The Case for Diversity: Why Diversity? Why Now?

Changing Demographics Nationwide

  • 18.7% of the total U.S. population speaks a language other than English at home. Over 50% of that population speaks Spanish.
  • According to the Bureau of Labor Statistics, seniors make up the fastest-growing segment of the work force. By 2012, workers 55 and older will make up 19 percent of the labor force, compared with 14 percent in 2002.
  • By the year 2050, the White, non-Hispanic population will comprise only 50% of the population. Hispanic/Latinos will make up 25% of the U.S. population, followed by African Americans with 14.5%, Asian Americans 8%, and all other races at 5%.
  • The 2000 U.S. Census reported over 600,000 gay and lesbian families living in the U.S. The Census also reports that over 15% of gay and lesbian families live outside major metropolitan areas.
  • Persons over the age of 5 with physical and mental challenges comprise the single largest “minority” (over 49 million individuals).

Organizations can no longer afford to ignore the diversity of their workforce and consumer base.

Diversity Promotes Productivity

Research shows that diverse work teams that have received training on managing diversity score six times higher on problem-solving tests than homogenous groups. If you want a high-performance organization in today’s workplace, then you must first ensure that the people in your organization are adequately equipped to work effectively in a diverse environment.

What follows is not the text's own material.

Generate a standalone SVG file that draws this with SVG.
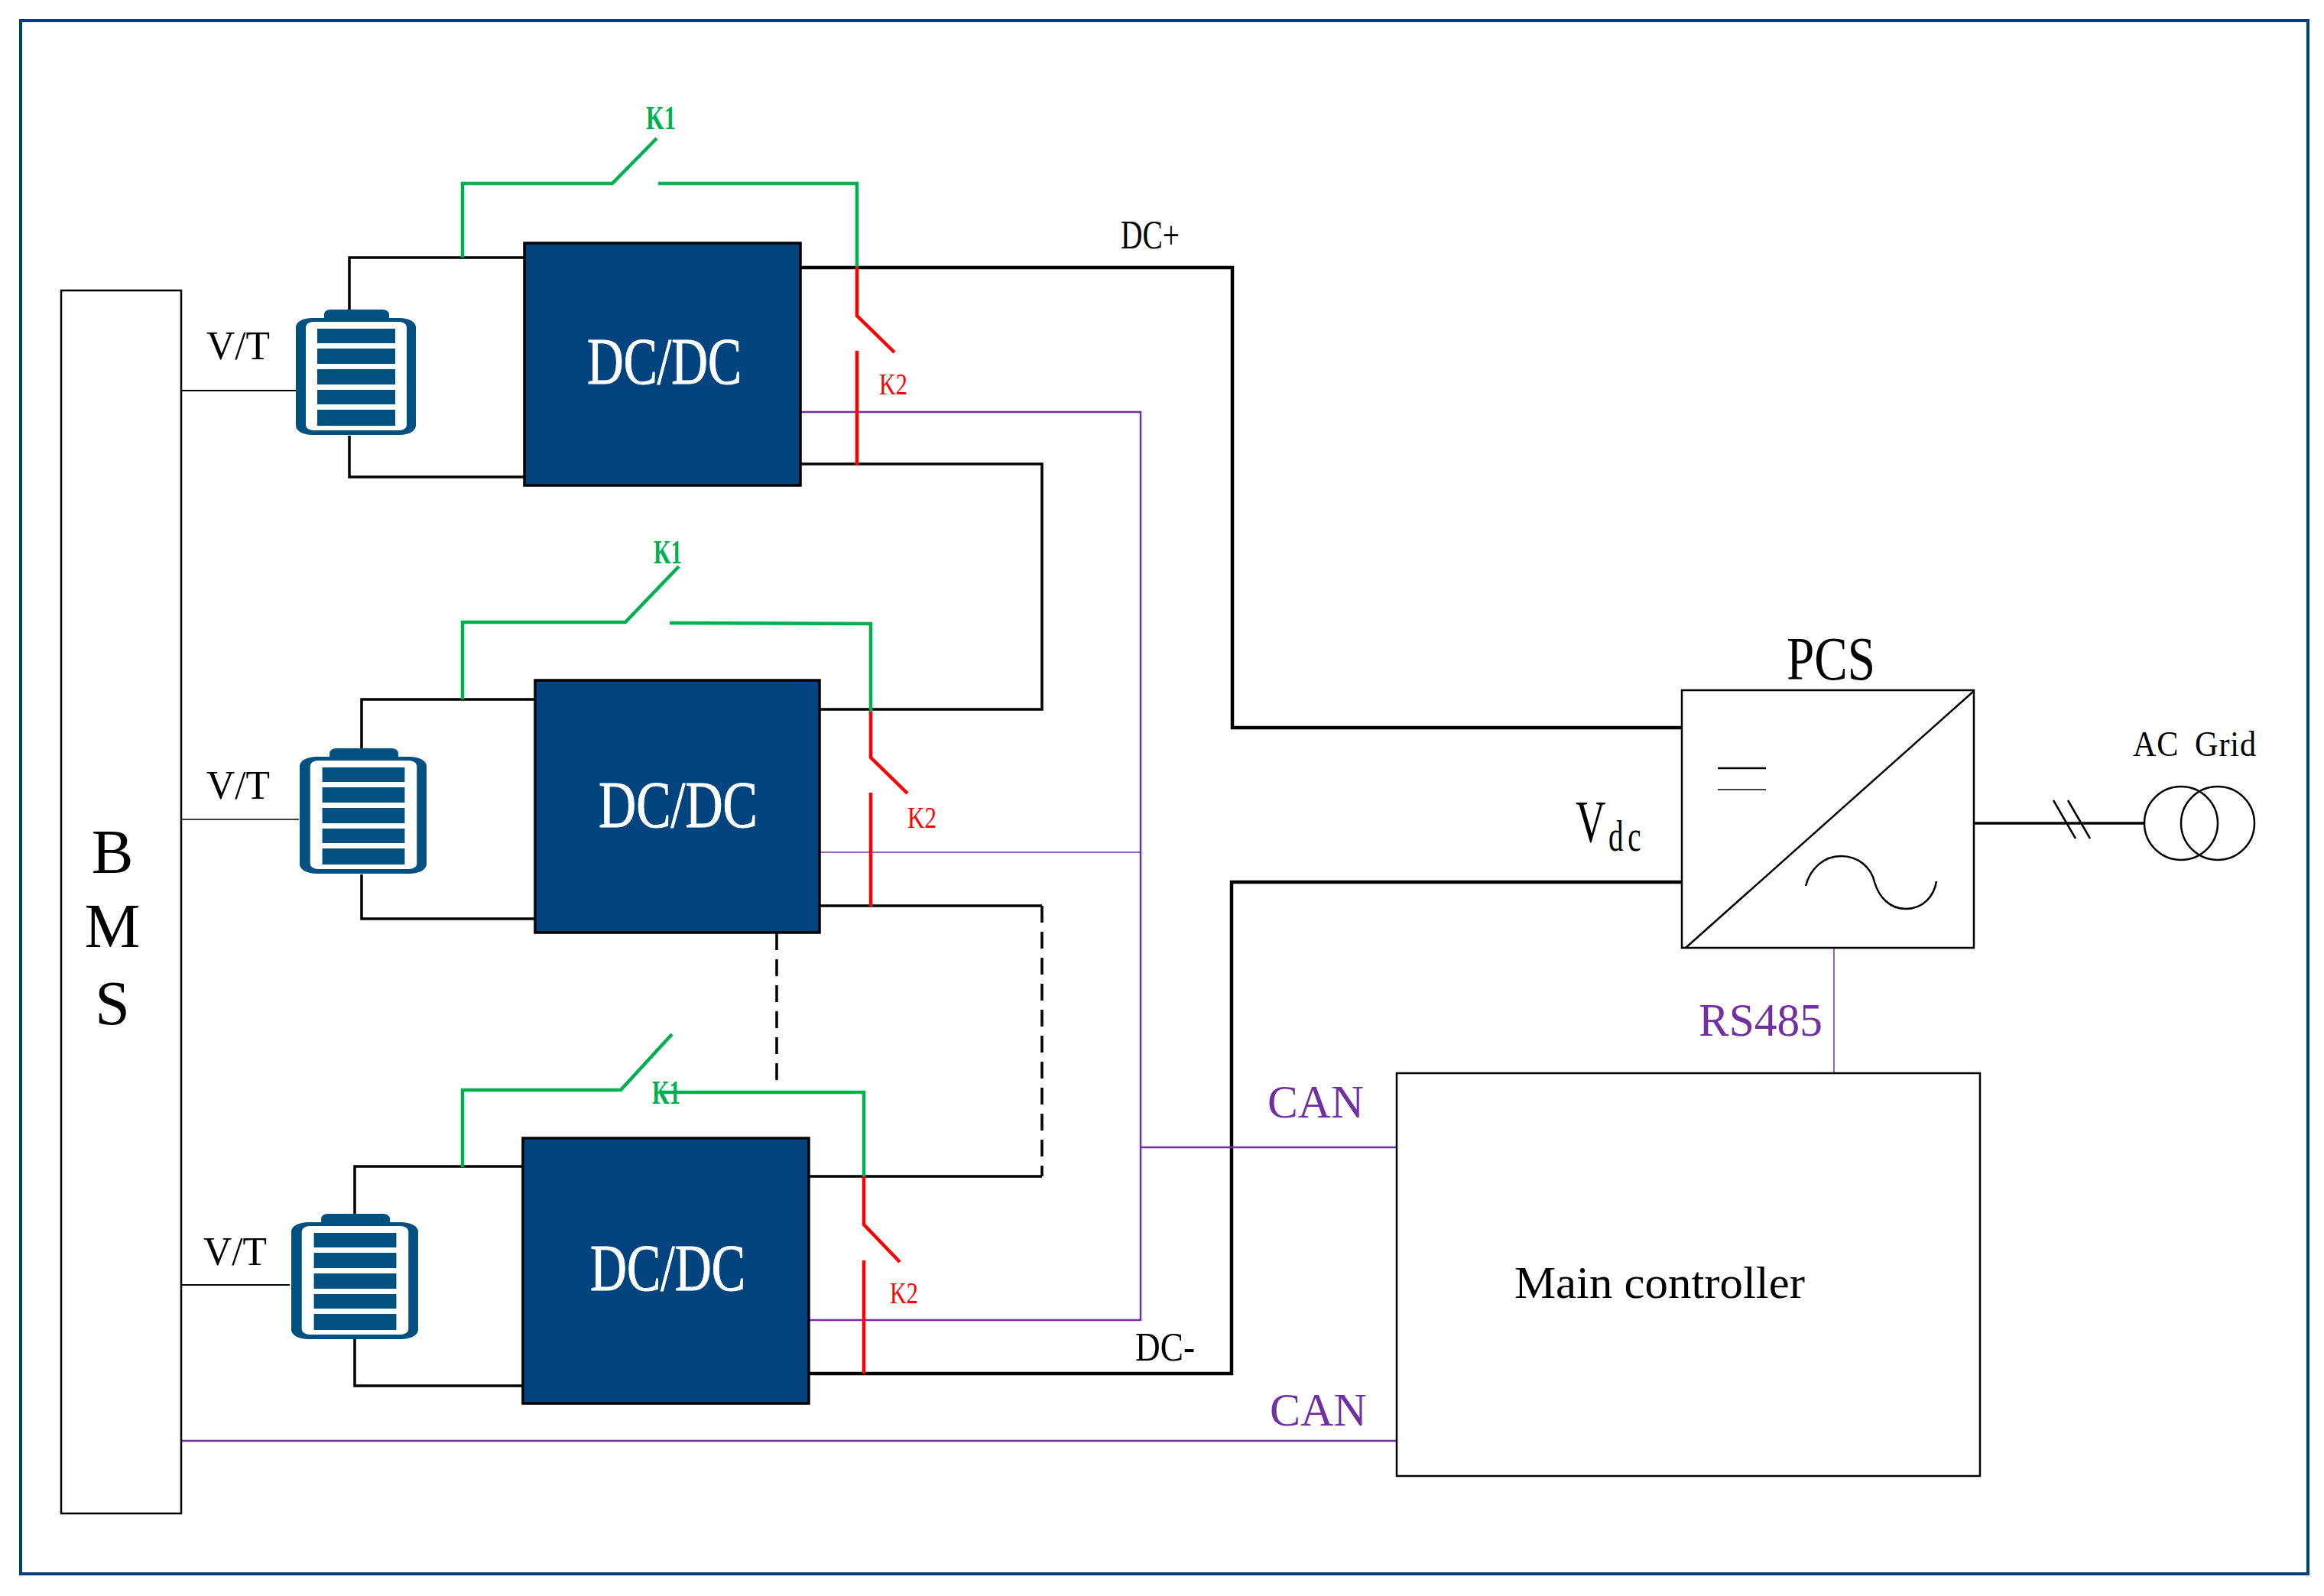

Diversity Impacts the Bottom Line

Diversity work is often assumed to be “too costly.” However, not addressing cultural differences in the workplace can be even more costly. As we know, when employees feel undervalued, millions of dollars are wasted due to absenteeism, lack of commitment and interpersonal conflicts. Furthermore, discrimination suits can tie up the energy and resources of an organization for years.